= E. C. Smith (Green Lake County) =

American politician

Edgar C. Smith (1852–1913) was an American farmer from Markesan, Wisconsin who served two terms (1889–1892) as a Democratic member of the Wisconsin State Assembly from Green Lake County, Wisconsin.

== Background ==
Smith was born in the Town of Green Lake in Green Lake County on December 28, 1852; attended common schools and a business college, and became by occupation a farmer.

== Public office ==
He served as town clerk of the town of Green Lake in 1881–1882 and 1883; and in 1884 served as sheriff of Green Lake County.

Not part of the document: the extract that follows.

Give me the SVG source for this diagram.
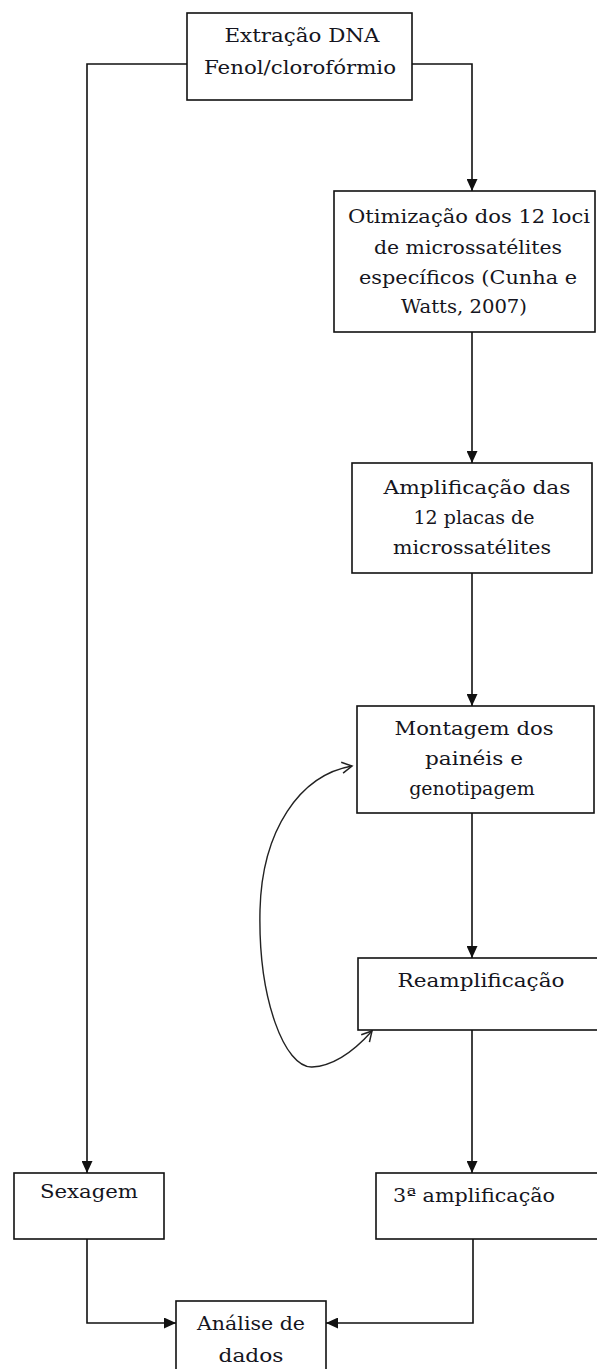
<svg xmlns="http://www.w3.org/2000/svg" width="597" height="1369" viewBox="0 0 597 1369">
<style>
.box{fill:#fff;stroke:#111;stroke-width:1.6}
.t{font-family:"DejaVu Serif","Liberation Serif",serif;font-size:19px;fill:#151520;text-anchor:middle}
.c{fill:none;stroke:#111;stroke-width:1.6}
.cv{fill:none;stroke:#222;stroke-width:1.4}
</style>
<defs>
<marker id="ah" markerUnits="userSpaceOnUse" markerWidth="12" markerHeight="11" refX="12" refY="5.5" orient="auto">
<path d="M0,0 L12,5.5 L0,11 z" fill="#111"/>
</marker>
<marker id="oa" markerUnits="userSpaceOnUse" markerWidth="14" markerHeight="14" refX="11" refY="7" orient="auto-start-reverse">
<path d="M1,1.5 L11,7 L1,12.5" fill="none" stroke="#222" stroke-width="1.5"/>
</marker>
</defs>
<g id="connectors">
<polyline class="c" points="187,64 87,64 87,1173" marker-end="url(#ah)"/>
<polyline class="c" points="412,64 472,64 472,191" marker-end="url(#ah)"/>
<line class="c" x1="472" y1="332" x2="472" y2="463" marker-end="url(#ah)"/>
<line class="c" x1="472" y1="573" x2="472" y2="706" marker-end="url(#ah)"/>
<line class="c" x1="472" y1="813" x2="472" y2="958" marker-end="url(#ah)"/>
<line class="c" x1="472" y1="1030" x2="472" y2="1173" marker-end="url(#ah)"/>
<polyline class="c" points="87,1239 87,1323 176,1323" marker-end="url(#ah)"/>
<polyline class="c" points="473,1239 473,1323 326,1323" marker-end="url(#ah)"/>
<path class="cv" d="M352,766 C300,775 262,830 260,910 C258,1000 285,1068 312,1067 C335,1066 355,1050 372,1031" marker-start="url(#oa)" marker-end="url(#oa)"/>
</g>
<g id="n1">
<rect class="box" x="187" y="13" width="225" height="87"/>
<text class="t" x="302" y="42" textLength="155" lengthAdjust="spacingAndGlyphs">Extração DNA</text>
<text class="t" x="300" y="74" textLength="192" lengthAdjust="spacingAndGlyphs">Fenol/clorofórmio</text>
</g>
<g id="n2">
<rect class="box" x="334" y="191" width="261" height="141"/>
<text class="t" x="469" y="223" textLength="242" lengthAdjust="spacingAndGlyphs">Otimização dos 12 loci</text>
<text class="t" x="468" y="254" textLength="188" lengthAdjust="spacingAndGlyphs">de microssatélites</text>
<text class="t" x="468" y="284" textLength="218" lengthAdjust="spacingAndGlyphs">específicos (Cunha e</text>
<text class="t" x="464" y="313" textLength="126" lengthAdjust="spacingAndGlyphs">Watts, 2007)</text>
</g>
<g id="n3">
<rect class="box" x="352" y="463" width="240" height="110"/>
<text class="t" x="477" y="494" textLength="187" lengthAdjust="spacingAndGlyphs">Amplificação das</text>
<text class="t" x="474" y="524">12 placas de</text>
<text class="t" x="472" y="554" textLength="158" lengthAdjust="spacingAndGlyphs">microssatélites</text>
</g>
<g id="n4">
<rect class="box" x="357" y="706" width="237" height="107"/>
<text class="t" x="474" y="735" textLength="159" lengthAdjust="spacingAndGlyphs">Montagem dos</text>
<text class="t" x="474" y="765" textLength="98" lengthAdjust="spacingAndGlyphs">painéis e</text>
<text class="t" x="472" y="795">genotipagem</text>
</g>
<g id="n5">
<rect class="box" x="358" y="958" width="240" height="72"/>
<text class="t" x="481" y="987" textLength="167" lengthAdjust="spacingAndGlyphs">Reamplificação</text>
</g>
<g id="n6">
<rect class="box" x="14" y="1173" width="150" height="66"/>
<text class="t" x="89" y="1198" textLength="98" lengthAdjust="spacingAndGlyphs">Sexagem</text>
</g>
<g id="n7">
<rect class="box" x="376" y="1173" width="222" height="66"/>
<text class="t" x="474" y="1202" textLength="162" lengthAdjust="spacingAndGlyphs">3ª amplificação</text>
</g>
<g id="n8">
<rect class="box" x="176" y="1301" width="150" height="80"/>
<text class="t" x="251" y="1330" textLength="108" lengthAdjust="spacingAndGlyphs">Análise de</text>
<text class="t" x="251" y="1362" textLength="65" lengthAdjust="spacingAndGlyphs">dados</text>
</g>
</svg>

Smith was elected to the Assembly in 1888 for a two-year term, receiving 1,602 votes against 1,531 votes for Republican H. B. Lowe and 125 votes for Prohibitionist Ira E. Smith (Republican incumbent Charles D. McConnell was not a candidate). He served on the committees for agriculture, town and county organization, and roads and bridges. McConnell attempted to reclaim his seat in 1890, but Smith prevailed, polling 1867 votes to McConnell's 1139 and Prohibitionist J. E. Smith's 61.

Smith was not a candidate for re-election in 1892, and was succeeded by fellow Democrat Orrin Bow. He died in 1913 and was interred in Markesan.